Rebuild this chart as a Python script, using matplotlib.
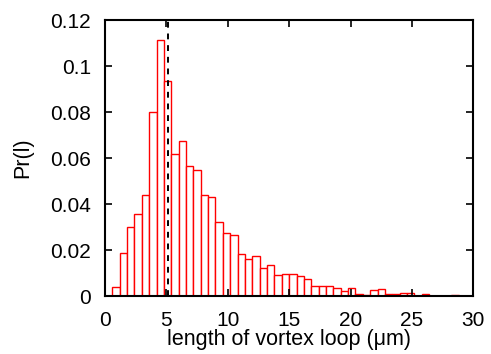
import numpy as np
import matplotlib

matplotlib.use("Agg")

import matplotlib.pyplot as plt

plt.rcParams["font.family"] = ["Liberation Sans", "DejaVu Sans"]

# histogram of vortex loop lengths, bins of width 0.6 starting at 0.6
BIN_WIDTH = 0.6
bin_left = np.arange(1, 50) * BIN_WIDTH
pr = [
    0.0038, 0.0186, 0.0299, 0.0357, 0.0438, 0.0799, 0.1111, 0.0935,
    0.0616, 0.0672, 0.0567, 0.0546, 0.0438, 0.0429, 0.0320, 0.0272,
    0.0267, 0.0184, 0.0162, 0.0175, 0.0120, 0.0135, 0.0091, 0.0097,
    0.0097, 0.0086, 0.0072, 0.0043, 0.0042, 0.0043, 0.0035, 0.0020,
    0.0033, 0.0009, 0.0003, 0.0025, 0.0029, 0.0010, 0.0009, 0.0013,
    0.0011, 0.0002, 0.0009, 0.0002, 0.0002, 0.0002, 0.0006, 0.0002,
    0.0001,
]
mean_length = 5.15

fig = plt.figure(figsize=(4.91, 3.54), dpi=100)
ax = fig.add_axes([0.2138, 0.1638, 0.964 - 0.2138, 0.9435 - 0.1638])

ax.bar(bin_left, pr, width=BIN_WIDTH, align="edge",
       facecolor="white", edgecolor="red", linewidth=1.0)
ax.axvline(mean_length, color="black", linestyle=(0, (3, 3)), linewidth=1.4)

ax.set_xlim(0, 30)
ax.set_ylim(0, 0.12)
ax.set_xticks([0, 5, 10, 15, 20, 25, 30])
ax.set_yticks([0, 0.02, 0.04, 0.06, 0.08, 0.1, 0.12])
ax.set_yticklabels(["0", "0.02", "0.04", "0.06", "0.08", "0.1", "0.12"])

ax.tick_params(direction="in", top=True, right=True, length=5, width=1.2,
               labelsize=15)
ax.tick_params(axis="y", pad=10)
ax.tick_params(axis="x", pad=11)
for s in ax.spines.values():
    s.set_linewidth(1.5)

ax.set_xlabel("length of vortex loop (μm)", fontsize=15.5, labelpad=-1)
ax.set_ylabel("Pr(l)", fontsize=15.5, labelpad=12)

fig.savefig("out.png", dpi=100)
________________________________________
#### Directions:
Repeat exactly and only the lines from the start of the data above through the line that holds "mean_length = 5.15", inclusive. Pictures do not belong in the copy.

#### Written response:
Rebuild this chart as a Python script, using matplotlib.
import numpy as np
import matplotlib

matplotlib.use("Agg")

import matplotlib.pyplot as plt

plt.rcParams["font.family"] = ["Liberation Sans", "DejaVu Sans"]

# histogram of vortex loop lengths, bins of width 0.6 starting at 0.6
BIN_WIDTH = 0.6
bin_left = np.arange(1, 50) * BIN_WIDTH
pr = [
    0.0038, 0.0186, 0.0299, 0.0357, 0.0438, 0.0799, 0.1111, 0.0935,
    0.0616, 0.0672, 0.0567, 0.0546, 0.0438, 0.0429, 0.0320, 0.0272,
    0.0267, 0.0184, 0.0162, 0.0175, 0.0120, 0.0135, 0.0091, 0.0097,
    0.0097, 0.0086, 0.0072, 0.0043, 0.0042, 0.0043, 0.0035, 0.0020,
    0.0033, 0.0009, 0.0003, 0.0025, 0.0029, 0.0010, 0.0009, 0.0013,
    0.0011, 0.0002, 0.0009, 0.0002, 0.0002, 0.0002, 0.0006, 0.0002,
    0.0001,
]
mean_length = 5.15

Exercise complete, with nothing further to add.